In spite of a history laced with instability and tragedies such as the genocide in Rwanda of 1994, the wars in Eastern Congo, the collapse of Somalia, the experiences of Liberia and Sierra Leone in the 1990s, and the tragedy of Libya more recently, today Africa sees and defines herself as a promising work in progress. At the commemoration of 55 years of the Organisation of the African Unity, in May 2018 – there was a consistent reaffirmation of an “Arising Africa” that is ready and demanding of its rightful place among the community of Nations.
Today’s Africa, questions the dominant ideology that was perpetrated to rationalize and excuse occupation, domination, colonialisation and exploitation of Africa and its wealth throughout history. It is this collective understanding that is shaping Africans’ positions on international affairs including the demands for insulation of our policy spaces, the imperative for effective and value adding partnerships and solidarity, the demand for reforms of the international and multilateral spaces to reflect the democratic imperatives, the demand for sustainable development that does not compromise our future generations and indeed the absolute importance of international systems that are rule based and consistent with the principles of international justice and equal treatment of all.
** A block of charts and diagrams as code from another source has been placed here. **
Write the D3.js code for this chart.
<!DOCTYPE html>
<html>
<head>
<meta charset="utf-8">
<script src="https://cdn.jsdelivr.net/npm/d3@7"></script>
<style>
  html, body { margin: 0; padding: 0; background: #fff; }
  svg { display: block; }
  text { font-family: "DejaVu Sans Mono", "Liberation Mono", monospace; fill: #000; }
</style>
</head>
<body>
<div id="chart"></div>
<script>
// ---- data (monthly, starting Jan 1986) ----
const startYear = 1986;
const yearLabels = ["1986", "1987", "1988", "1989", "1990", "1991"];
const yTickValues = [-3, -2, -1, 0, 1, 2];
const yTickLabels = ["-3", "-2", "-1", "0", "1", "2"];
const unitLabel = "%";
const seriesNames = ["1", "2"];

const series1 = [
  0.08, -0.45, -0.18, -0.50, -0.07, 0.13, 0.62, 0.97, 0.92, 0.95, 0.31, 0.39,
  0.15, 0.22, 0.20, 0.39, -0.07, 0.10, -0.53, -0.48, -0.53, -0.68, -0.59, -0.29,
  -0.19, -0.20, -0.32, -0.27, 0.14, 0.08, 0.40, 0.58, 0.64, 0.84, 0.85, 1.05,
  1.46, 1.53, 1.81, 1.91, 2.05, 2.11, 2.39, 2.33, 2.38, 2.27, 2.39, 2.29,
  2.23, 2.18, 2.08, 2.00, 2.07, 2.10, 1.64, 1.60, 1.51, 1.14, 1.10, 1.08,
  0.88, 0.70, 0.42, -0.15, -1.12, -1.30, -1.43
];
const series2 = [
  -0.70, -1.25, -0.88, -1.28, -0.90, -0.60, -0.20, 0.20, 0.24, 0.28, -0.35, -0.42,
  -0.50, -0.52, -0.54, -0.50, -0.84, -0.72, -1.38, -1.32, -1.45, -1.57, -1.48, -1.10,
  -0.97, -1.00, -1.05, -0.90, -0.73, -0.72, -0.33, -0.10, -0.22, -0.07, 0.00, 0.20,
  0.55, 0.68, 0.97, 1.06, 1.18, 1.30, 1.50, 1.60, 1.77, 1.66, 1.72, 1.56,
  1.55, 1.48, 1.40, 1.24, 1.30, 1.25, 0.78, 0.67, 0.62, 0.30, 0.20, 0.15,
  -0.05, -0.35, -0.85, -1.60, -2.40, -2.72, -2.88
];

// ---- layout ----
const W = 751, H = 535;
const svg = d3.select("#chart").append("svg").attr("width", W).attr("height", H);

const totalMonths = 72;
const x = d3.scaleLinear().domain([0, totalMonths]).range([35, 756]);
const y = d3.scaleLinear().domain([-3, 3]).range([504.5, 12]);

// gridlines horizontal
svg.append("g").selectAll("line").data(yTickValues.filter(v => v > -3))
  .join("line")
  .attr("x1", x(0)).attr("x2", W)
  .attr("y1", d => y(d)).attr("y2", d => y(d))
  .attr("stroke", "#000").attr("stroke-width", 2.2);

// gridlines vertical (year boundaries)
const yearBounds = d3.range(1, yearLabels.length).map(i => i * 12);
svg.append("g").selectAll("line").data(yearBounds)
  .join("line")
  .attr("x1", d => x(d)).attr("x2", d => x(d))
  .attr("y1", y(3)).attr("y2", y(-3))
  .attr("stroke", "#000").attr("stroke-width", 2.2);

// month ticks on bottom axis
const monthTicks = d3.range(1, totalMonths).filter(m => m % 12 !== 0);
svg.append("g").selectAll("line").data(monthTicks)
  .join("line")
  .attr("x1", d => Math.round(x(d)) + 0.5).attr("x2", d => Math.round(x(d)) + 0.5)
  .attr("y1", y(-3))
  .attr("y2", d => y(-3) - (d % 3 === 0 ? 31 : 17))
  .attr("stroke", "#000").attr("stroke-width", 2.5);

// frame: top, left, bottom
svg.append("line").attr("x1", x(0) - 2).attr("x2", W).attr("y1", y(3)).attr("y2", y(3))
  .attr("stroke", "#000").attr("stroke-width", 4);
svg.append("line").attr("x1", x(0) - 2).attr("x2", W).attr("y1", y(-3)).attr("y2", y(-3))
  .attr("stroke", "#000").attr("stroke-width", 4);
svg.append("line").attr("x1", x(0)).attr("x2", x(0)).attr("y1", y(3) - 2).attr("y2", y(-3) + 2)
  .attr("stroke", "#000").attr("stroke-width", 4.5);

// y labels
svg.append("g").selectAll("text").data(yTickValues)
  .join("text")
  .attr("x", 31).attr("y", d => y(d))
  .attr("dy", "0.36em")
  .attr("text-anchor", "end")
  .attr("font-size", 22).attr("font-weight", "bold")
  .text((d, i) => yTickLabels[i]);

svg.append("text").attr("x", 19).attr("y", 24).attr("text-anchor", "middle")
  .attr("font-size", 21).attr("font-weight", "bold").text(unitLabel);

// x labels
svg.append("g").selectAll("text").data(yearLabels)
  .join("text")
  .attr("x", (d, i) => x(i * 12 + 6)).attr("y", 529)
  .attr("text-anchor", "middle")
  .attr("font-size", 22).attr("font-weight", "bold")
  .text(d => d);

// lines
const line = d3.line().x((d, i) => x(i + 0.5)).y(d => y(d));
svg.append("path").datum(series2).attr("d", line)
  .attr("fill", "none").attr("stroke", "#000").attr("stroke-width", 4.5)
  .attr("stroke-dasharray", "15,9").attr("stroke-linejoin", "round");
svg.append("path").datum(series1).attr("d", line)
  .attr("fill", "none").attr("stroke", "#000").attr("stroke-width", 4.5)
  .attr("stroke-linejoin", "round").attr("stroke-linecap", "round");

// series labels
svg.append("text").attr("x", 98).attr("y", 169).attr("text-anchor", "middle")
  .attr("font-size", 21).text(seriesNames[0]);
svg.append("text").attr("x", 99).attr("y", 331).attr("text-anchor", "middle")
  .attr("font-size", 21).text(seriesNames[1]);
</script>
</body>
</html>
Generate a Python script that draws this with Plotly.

The efforts to search for peace and stability are buttressed by the pillar of governance. The struggle of governance has been vexing the continent since independence. Each country emerging from colonialism adopted administrative structures that were largely untransformed from the domination ethos, and that were, therefore, incapable of responding to the needs and participative desires of the populations. No wonder in under a decade, between 1963 and 1973 Africa had witnessed more than 20 military coups and seismic instability.
The African Union vision is to create an integrated, peaceful and prosperous continent. Independent Africa inherited economies that were organized, since the colonial days, to respond to the development needs of the colonial masters. Therefore, by 2010, intra-Africa trade stood at 5%, today this has increased to 12%, which is still a pittance in comparison to the size and potential of the African continent. Today, African leaders are vigorously promoting regional integration and intra-African trade. Bilaterally, countries are engaged in expanding their trade, regionally, the blocs are undertaking measures to break-down the barriers created in the past. Currently, discussions are underway to conclude a free trade zone between three regional blocs namely COMESA, EAC and SADC. Conclusion of this would bring together a bloc of more than two third of the continent. In West Africa, ECOWAS has made significant progress towards integrating West Africa.
The African regional integration is part of the grand vision of helping African countries to enable them to engage with a fast globalizing world, improve their competitiveness, diversify its economic base and create enough jobs for its young and fast-urbanizing population. With working population of more than 700 million and set to double by 2040, overtaking both China and India, and an improving business environment, Africa has the potential to become the world’s next emerging economy, with an intra-trade Africa of about 50% by 2030. The benefit of this approach is beginning to get clear. Today Africa has the largest number of countries in any region to register sustained growth through the global crisis in the last 9 years. This trend is set to continue into a decade from today.
Political architecture, particularly the lead role being played by the G20, and in Africa’s own evolving international partnerships; provide opportunities for high-level dialogue on Africa’s interests and priorities; attract coalition-building with existing and new partners, premised on Africa’s regional integration and promote Africa’s transformation, under the auspices of the African Union. In the recent past and in the same breath Africa has engaged in structured dialogue with various countries including China, India, Japan and Turkey with a few to attracting support to its home grown agenda for long term growth and development.
The development of Africa is becoming apparent but there is still so much work to be done to liberate the economy, end rancor, Fight terrorism, promoting good governance, peace and unity. Africa is on the very terrain of becoming a global phenomenon and this is the time to convert her into a beautiful home of global development.